>> Start
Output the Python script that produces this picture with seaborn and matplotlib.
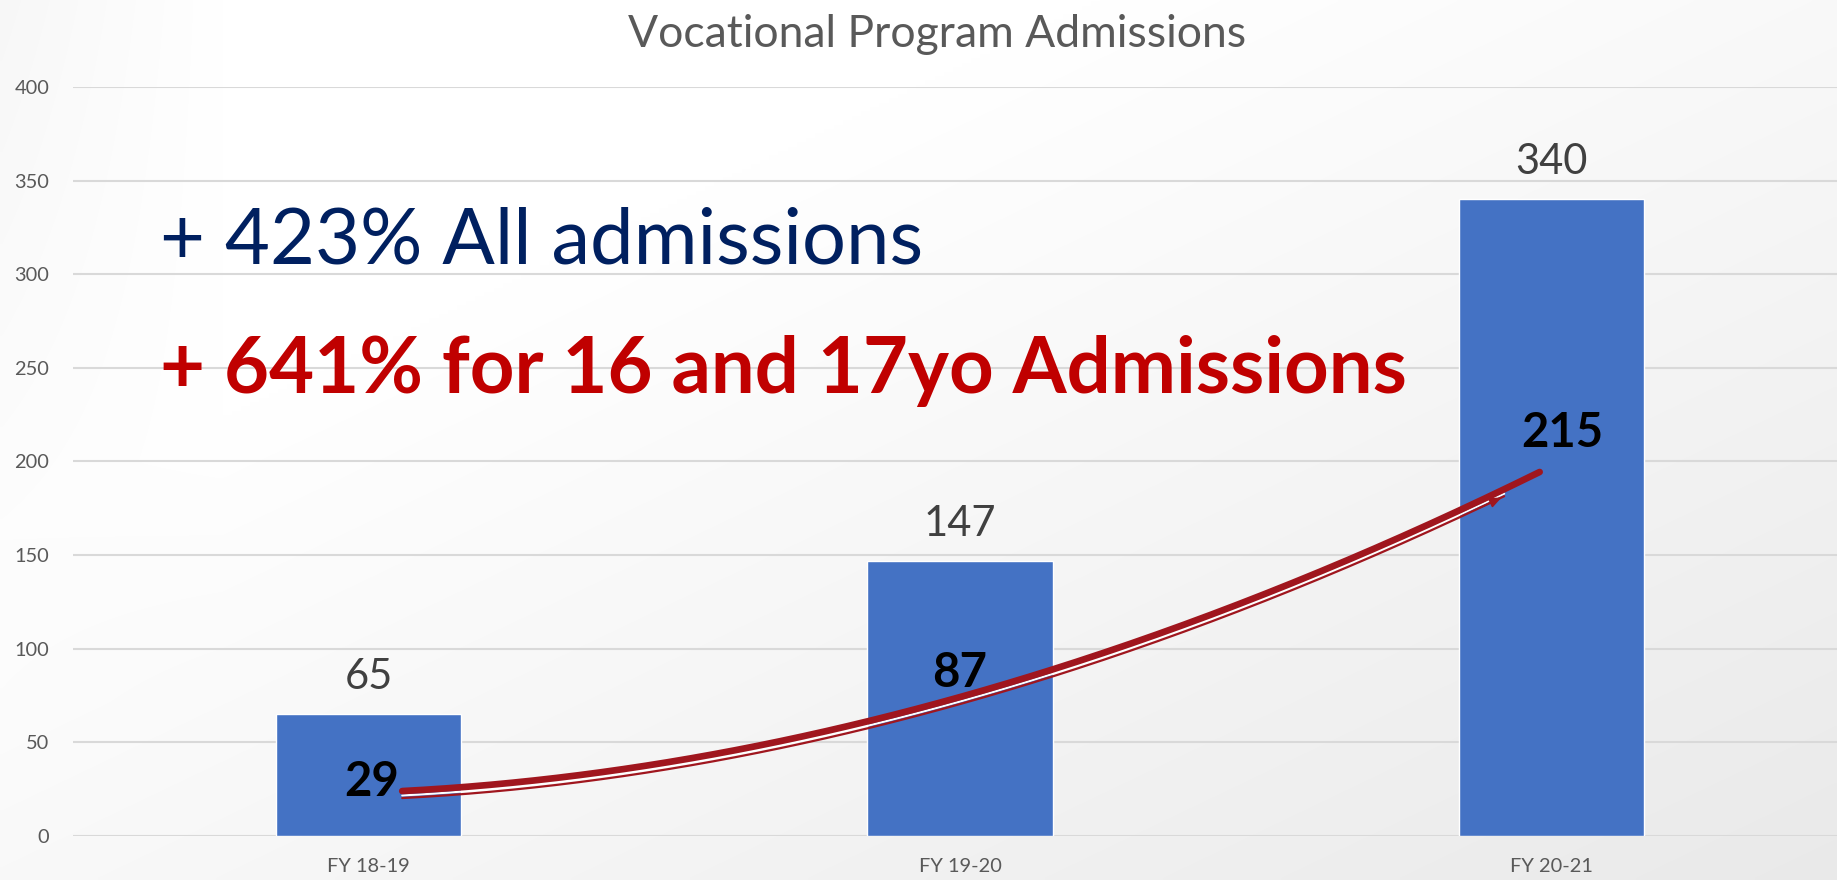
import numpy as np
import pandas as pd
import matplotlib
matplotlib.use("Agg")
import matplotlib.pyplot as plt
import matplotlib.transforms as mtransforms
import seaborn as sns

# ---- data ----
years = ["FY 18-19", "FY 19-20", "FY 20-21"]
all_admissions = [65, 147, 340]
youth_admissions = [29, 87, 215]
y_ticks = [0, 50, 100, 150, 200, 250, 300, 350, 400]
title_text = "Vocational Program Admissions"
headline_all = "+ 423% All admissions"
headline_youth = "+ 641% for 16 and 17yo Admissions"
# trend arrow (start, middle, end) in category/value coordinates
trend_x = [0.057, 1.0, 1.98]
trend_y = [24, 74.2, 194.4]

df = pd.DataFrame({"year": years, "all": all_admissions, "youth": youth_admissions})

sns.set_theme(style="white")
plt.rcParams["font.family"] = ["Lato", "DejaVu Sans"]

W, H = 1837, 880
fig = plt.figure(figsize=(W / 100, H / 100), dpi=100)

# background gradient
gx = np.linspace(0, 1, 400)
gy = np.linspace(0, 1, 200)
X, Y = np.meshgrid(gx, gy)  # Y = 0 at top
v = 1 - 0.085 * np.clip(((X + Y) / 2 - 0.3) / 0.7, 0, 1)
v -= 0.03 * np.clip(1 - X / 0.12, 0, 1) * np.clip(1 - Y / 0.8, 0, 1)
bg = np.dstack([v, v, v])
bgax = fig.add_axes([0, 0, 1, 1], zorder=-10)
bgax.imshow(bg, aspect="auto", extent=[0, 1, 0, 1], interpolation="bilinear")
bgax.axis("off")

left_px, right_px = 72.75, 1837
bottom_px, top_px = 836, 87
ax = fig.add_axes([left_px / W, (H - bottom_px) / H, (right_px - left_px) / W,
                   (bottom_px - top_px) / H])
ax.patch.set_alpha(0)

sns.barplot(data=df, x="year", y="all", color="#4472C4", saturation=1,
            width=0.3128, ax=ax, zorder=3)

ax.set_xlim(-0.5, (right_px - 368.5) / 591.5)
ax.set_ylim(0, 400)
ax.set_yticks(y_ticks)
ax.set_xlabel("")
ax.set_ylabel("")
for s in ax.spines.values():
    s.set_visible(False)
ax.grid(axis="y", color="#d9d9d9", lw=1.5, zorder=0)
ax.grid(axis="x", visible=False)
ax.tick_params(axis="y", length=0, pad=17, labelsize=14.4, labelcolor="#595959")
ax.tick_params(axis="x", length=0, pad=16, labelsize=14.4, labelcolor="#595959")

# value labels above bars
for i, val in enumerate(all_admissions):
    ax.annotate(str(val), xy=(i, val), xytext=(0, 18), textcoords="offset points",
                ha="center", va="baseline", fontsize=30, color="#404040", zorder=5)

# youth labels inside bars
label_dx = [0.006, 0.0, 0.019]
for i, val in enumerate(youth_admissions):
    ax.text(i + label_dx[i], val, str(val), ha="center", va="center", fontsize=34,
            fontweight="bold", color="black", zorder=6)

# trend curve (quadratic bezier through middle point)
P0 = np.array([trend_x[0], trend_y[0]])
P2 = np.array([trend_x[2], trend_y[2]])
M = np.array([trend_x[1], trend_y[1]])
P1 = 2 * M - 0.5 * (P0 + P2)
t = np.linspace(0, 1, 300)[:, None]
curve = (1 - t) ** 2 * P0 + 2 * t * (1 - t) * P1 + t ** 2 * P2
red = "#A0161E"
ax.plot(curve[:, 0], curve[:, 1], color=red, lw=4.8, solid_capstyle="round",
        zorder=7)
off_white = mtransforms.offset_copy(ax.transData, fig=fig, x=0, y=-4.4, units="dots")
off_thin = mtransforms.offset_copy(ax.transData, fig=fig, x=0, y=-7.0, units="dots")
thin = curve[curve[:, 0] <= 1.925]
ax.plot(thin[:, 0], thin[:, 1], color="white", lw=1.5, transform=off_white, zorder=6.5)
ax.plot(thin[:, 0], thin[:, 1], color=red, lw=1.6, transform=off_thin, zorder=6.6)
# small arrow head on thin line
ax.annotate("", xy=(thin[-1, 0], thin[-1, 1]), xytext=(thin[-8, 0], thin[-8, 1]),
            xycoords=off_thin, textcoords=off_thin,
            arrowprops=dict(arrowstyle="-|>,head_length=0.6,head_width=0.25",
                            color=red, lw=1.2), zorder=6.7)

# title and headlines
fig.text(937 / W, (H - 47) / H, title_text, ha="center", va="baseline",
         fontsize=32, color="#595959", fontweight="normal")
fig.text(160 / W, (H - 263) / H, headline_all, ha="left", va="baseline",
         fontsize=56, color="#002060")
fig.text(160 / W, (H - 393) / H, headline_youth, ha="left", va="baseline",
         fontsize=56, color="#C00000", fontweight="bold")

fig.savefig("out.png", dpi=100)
>> End
## What the task asks:
Using the data above, print every line exactly, omitting pictures.

## Expected answer:
Output the Python script that produces this picture with seaborn and matplotlib.
import numpy as np
import pandas as pd
import matplotlib
matplotlib.use("Agg")
import matplotlib.pyplot as plt
import matplotlib.transforms as mtransforms
import seaborn as sns

# ---- data ----
years = ["FY 18-19", "FY 19-20", "FY 20-21"]
all_admissions = [65, 147, 340]
youth_admissions = [29, 87, 215]
y_ticks = [0, 50, 100, 150, 200, 250, 300, 350, 400]
title_text = "Vocational Program Admissions"
headline_all = "+ 423% All admissions"
headline_youth = "+ 641% for 16 and 17yo Admissions"
# trend arrow (start, middle, end) in category/value coordinates
trend_x = [0.057, 1.0, 1.98]
trend_y = [24, 74.2, 194.4]

df = pd.DataFrame({"year": years, "all": all_admissions, "youth": youth_admissions})

sns.set_theme(style="white")
plt.rcParams["font.family"] = ["Lato", "DejaVu Sans"]

W, H = 1837, 880
fig = plt.figure(figsize=(W / 100, H / 100), dpi=100)

# background gradient
gx = np.linspace(0, 1, 400)
gy = np.linspace(0, 1, 200)
X, Y = np.meshgrid(gx, gy)  # Y = 0 at top
v = 1 - 0.085 * np.clip(((X + Y) / 2 - 0.3) / 0.7, 0, 1)
v -= 0.03 * np.clip(1 - X / 0.12, 0, 1) * np.clip(1 - Y / 0.8, 0, 1)
bg = np.dstack([v, v, v])
bgax = fig.add_axes([0, 0, 1, 1], zorder=-10)
bgax.imshow(bg, aspect="auto", extent=[0, 1, 0, 1], interpolation="bilinear")
bgax.axis("off")

left_px, right_px = 72.75, 1837
bottom_px, top_px = 836, 87
ax = fig.add_axes([left_px / W, (H - bottom_px) / H, (right_px - left_px) / W,
                   (bottom_px - top_px) / H])
ax.patch.set_alpha(0)

sns.barplot(data=df, x="year", y="all", color="#4472C4", saturation=1,
            width=0.3128, ax=ax, zorder=3)

ax.set_xlim(-0.5, (right_px - 368.5) / 591.5)
ax.set_ylim(0, 400)
ax.set_yticks(y_ticks)
ax.set_xlabel("")
ax.set_ylabel("")
for s in ax.spines.values():
    s.set_visible(False)
ax.grid(axis="y", color="#d9d9d9", lw=1.5, zorder=0)
ax.grid(axis="x", visible=False)
ax.tick_params(axis="y", length=0, pad=17, labelsize=14.4, labelcolor="#595959")
ax.tick_params(axis="x", length=0, pad=16, labelsize=14.4, labelcolor="#595959")

# value labels above bars
for i, val in enumerate(all_admissions):
    ax.annotate(str(val), xy=(i, val), xytext=(0, 18), textcoords="offset points",
                ha="center", va="baseline", fontsize=30, color="#404040", zorder=5)

# youth labels inside bars
label_dx = [0.006, 0.0, 0.019]
for i, val in enumerate(youth_admissions):
    ax.text(i + label_dx[i], val, str(val), ha="center", va="center", fontsize=34,
            fontweight="bold", color="black", zorder=6)

# trend curve (quadratic bezier through middle point)
P0 = np.array([trend_x[0], trend_y[0]])
P2 = np.array([trend_x[2], trend_y[2]])
M = np.array([trend_x[1], trend_y[1]])
P1 = 2 * M - 0.5 * (P0 + P2)
t = np.linspace(0, 1, 300)[:, None]
curve = (1 - t) ** 2 * P0 + 2 * t * (1 - t) * P1 + t ** 2 * P2
red = "#A0161E"
ax.plot(curve[:, 0], curve[:, 1], color=red, lw=4.8, solid_capstyle="round",
        zorder=7)
off_white = mtransforms.offset_copy(ax.transData, fig=fig, x=0, y=-4.4, units="dots")
off_thin = mtransforms.offset_copy(ax.transData, fig=fig, x=0, y=-7.0, units="dots")
thin = curve[curve[:, 0] <= 1.925]
ax.plot(thin[:, 0], thin[:, 1], color="white", lw=1.5, transform=off_white, zorder=6.5)
ax.plot(thin[:, 0], thin[:, 1], color=red, lw=1.6, transform=off_thin, zorder=6.6)
# small arrow head on thin line
ax.annotate("", xy=(thin[-1, 0], thin[-1, 1]), xytext=(thin[-8, 0], thin[-8, 1]),
            xycoords=off_thin, textcoords=off_thin,
            arrowprops=dict(arrowstyle="-|>,head_length=0.6,head_width=0.25",
                            color=red, lw=1.2), zorder=6.7)

# title and headlines
fig.text(937 / W, (H - 47) / H, title_text, ha="center", va="baseline",
         fontsize=32, color="#595959", fontweight="normal")
fig.text(160 / W, (H - 263) / H, headline_all, ha="left", va="baseline",
         fontsize=56, color="#002060")
fig.text(160 / W, (H - 393) / H, headline_youth, ha="left", va="baseline",
         fontsize=56, color="#C00000", fontweight="bold")

fig.savefig("out.png", dpi=100)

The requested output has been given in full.